Yesterday I spent the day at the 2011 NYC Maker Faire on the grounds of the NY Hall of Science in Queens, New York. I’ve seen videos of the Maker Faire in the San Francisco area for years and have been very envious. It looks like a very cool event where people are encouraged to make projects involving technology, art and anything cool and share them with others. There’s a great DIY spirit with a strong emphasis on teaching children to learn science skills and try to apply them to the real world. So me and my 7 year old son jumped into the car for the 2 hour drive into NYC. The very first area we came upon was the young maker’s pavilion. We spent a good hour checking out the tables and the various projects people had set up for the kids. We then checked out the live sized mouse trap. I got the sense the people behind it were performance artists types (tattoos & body piercing in abundance). It was a fun performance that a pretty large crowd of people enjoyed. As we walked into the main area we saw the the huge fire breathing metal dragon sculpture that we’ve seen in videos of the other Maker Faires:
We then checked a lot of the robotics stuff. My son was very excited to try controlling a human sized robot that a local high school team had built and entered into a national robotics competition. There was a ton of good stuff to see. My favourite were the Tesla Coils moving in sync with loud music. The videos of them on youtube don’t do them justice. You need to see them live:
One big negative related to Maker Faire was the overall lack of Linux.

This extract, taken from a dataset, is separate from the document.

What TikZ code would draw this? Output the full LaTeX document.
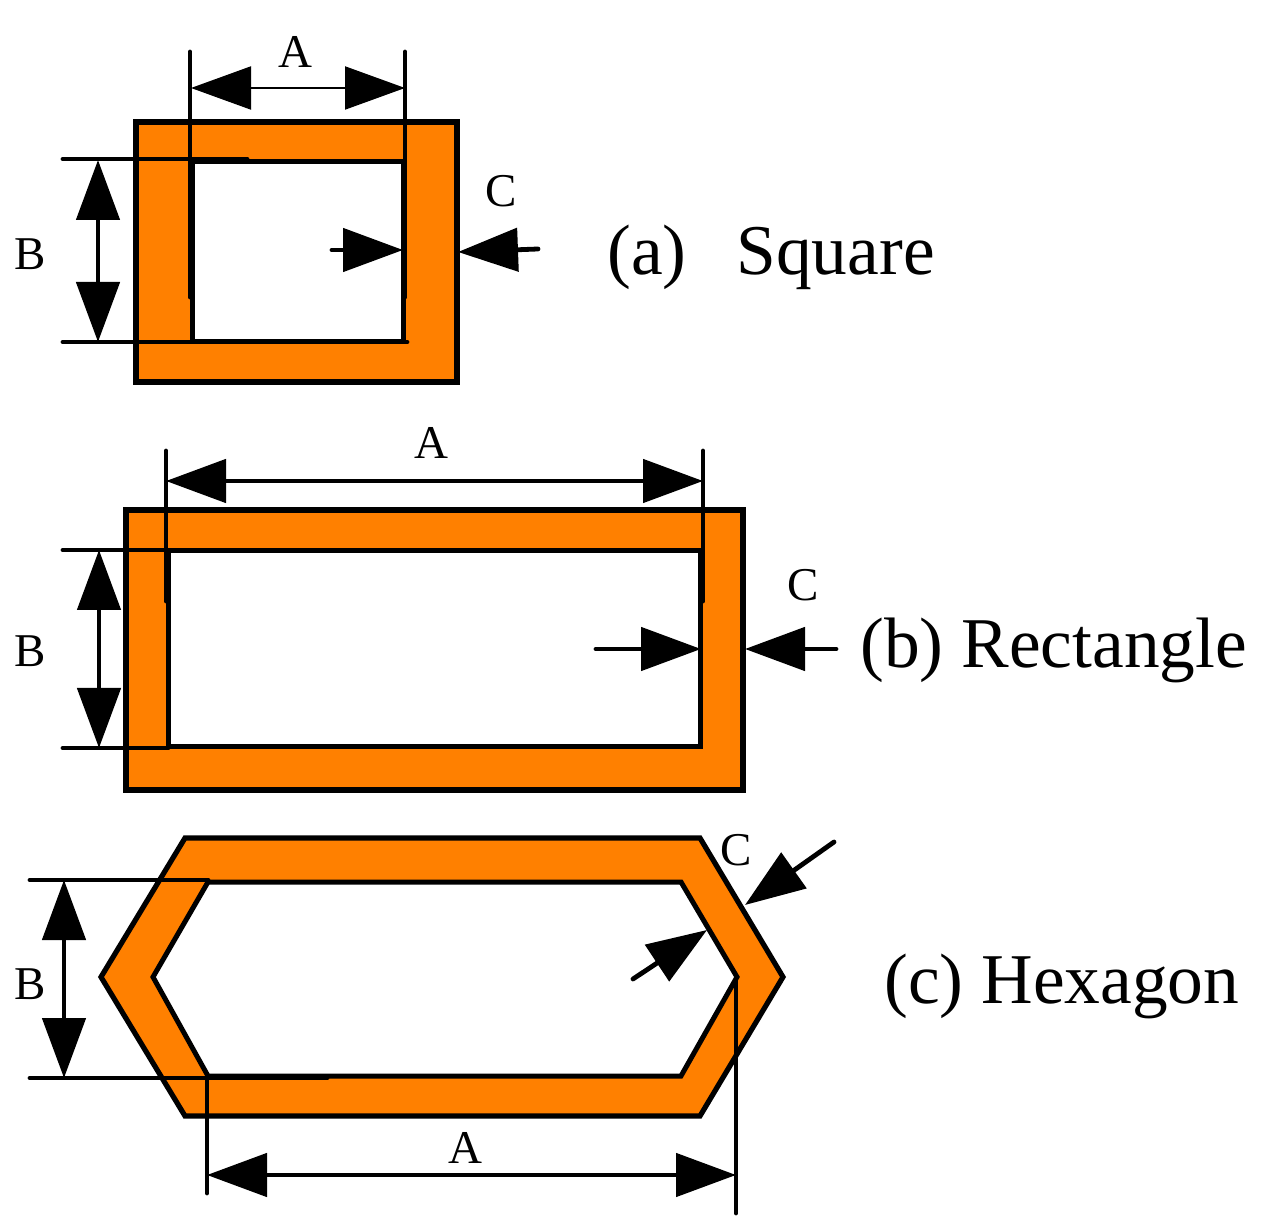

A lot of the vendors were espousing “open” like it was the buzzword bingo word of day. Sadly I did not see anyone running Linux in any capacity. I say it was about 90% windows and about 10% OSX. I did see see a ton of Android phones. It kinda irks me that an event about hacking, programming and sharing with a large “open” mindset is pretty oblivious to what F/OSS is all about. I went to one booth where they were doing CAD designs and building sculptures out of laser cut cardboard sheets. I spoke to the woman manning the booth and she told me they were using a program called Autodesk 123D that was “free”. She was emphatic that the designs were “open” and “sharable”. I asked her if it was a cross platform application and she nodded yes. When I got home in the evening I was very disappointed to find out that it’s windows only. Even worse it’s not even open, it’s just shareware. This trend of loosely using the terms “open” & “free” is a bit disturbing. Overall I think Maker Faire is a great event that should be checked out if you’re into technology & science. I just hope that in future events Linux is more prevalent and a more authentic F/OSS mentality takes root. It’s a bit sad when companies use marketing speak just to get into people’s “tech pants”.